# [Data]
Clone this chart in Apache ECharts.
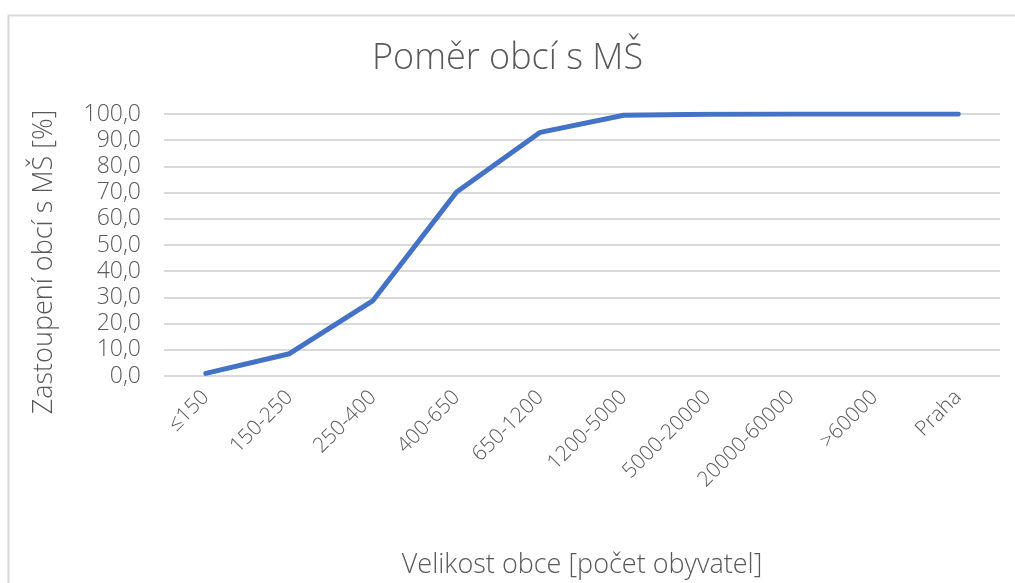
<!DOCTYPE html>
<html>
<head>
<meta charset="utf-8">
<script src="https://cdn.jsdelivr.net/npm/echarts@6/dist/echarts.min.js"></script>
<style>
  html, body { margin: 0; padding: 0; background: #fff; }
  #chart { width: 1015px; height: 583px; }
</style>
</head>
<body>
<div id="chart"></div>
<script>
// data
const categories = ["≤150", "150-250", "250-400", "400-650", "650-1200", "1200-5000", "5000-20000", "20000-60000", ">60000", "Praha"];
const shareValues = [1.0, 8.5, 28.8, 70.2, 93.0, 99.5, 99.9, 100.0, 100.0, 100.0];

const textColor = "#595959";
const fontFamily = "'Open Sans', 'Noto Sans', sans-serif";

const chart = echarts.init(document.getElementById("chart"));
chart.setOption({
    animation: false,
    textStyle: { fontFamily: fontFamily, color: textColor },
    title: {
        text: "Poměr obcí s MŠ",
        left: "center",
        top: 36,
        textStyle: { fontSize: 36, fontWeight: 300, color: textColor, fontFamily: fontFamily }
    },
    graphic: [{
        type: "rect",
        shape: { x: 8.5, y: 15.5, width: 1100, height: 700 },
        style: { fill: "none", stroke: "#d9d9d9", lineWidth: 2 },
        silent: true
    }],
    grid: { left: 164, right: 15, top: 114, bottom: 207, containLabel: false },
    xAxis: {
        type: "category",
        data: categories,
        boundaryGap: true,
        name: "Velikost obce [počet obyvatel]",
        nameLocation: "middle",
        nameGap: 176,
        nameTextStyle: { fontSize: 27, fontWeight: 300, color: textColor, fontFamily: fontFamily },
        axisLine: { show: false },
        axisTick: { show: false },
        axisLabel: { rotate: 45, fontSize: 21, fontWeight: 300, color: textColor, margin: 18, interval: 0 }
    },
    yAxis: {
        type: "value",
        min: 0,
        max: 100,
        interval: 10,
        name: "Zastoupení obcí s MŠ [%]",
        nameLocation: "middle",
        nameRotate: 90,
        nameGap: 106,
        nameTextStyle: { fontSize: 27, fontWeight: 300, color: textColor, fontFamily: fontFamily, padding: [0, 34, 0, 0] },
        axisLine: { show: false },
        axisTick: { show: false },
        axisLabel: {
            fontSize: 23,
            fontWeight: 300,
            color: textColor,
            margin: 23,
            formatter: v => v.toFixed(1).replace(".", ",")
        },
        splitLine: { lineStyle: { color: "#d9d9d9", width: 2 } }
    },
    series: [{
        type: "line",
        data: shareValues,
        showSymbol: false,
        lineStyle: { color: "#4472c4", width: 5, cap: "round", join: "round" },
        itemStyle: { color: "#4472c4" }
    }]
});
</script>
</body>
</html>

# [Directions for this task]
Exactly reproduce the run of lines from the start of the listing through the line with "100.0, 100.0, 100.0];", inclusive; pictures are not copied.

# [Problem solution]
Clone this chart in Apache ECharts.
<!DOCTYPE html>
<html>
<head>
<meta charset="utf-8">
<script src="https://cdn.jsdelivr.net/npm/echarts@6/dist/echarts.min.js"></script>
<style>
  html, body { margin: 0; padding: 0; background: #fff; }
  #chart { width: 1015px; height: 583px; }
</style>
</head>
<body>
<div id="chart"></div>
<script>
// data
const categories = ["≤150", "150-250", "250-400", "400-650", "650-1200", "1200-5000", "5000-20000", "20000-60000", ">60000", "Praha"];
const shareValues = [1.0, 8.5, 28.8, 70.2, 93.0, 99.5, 99.9, 100.0, 100.0, 100.0];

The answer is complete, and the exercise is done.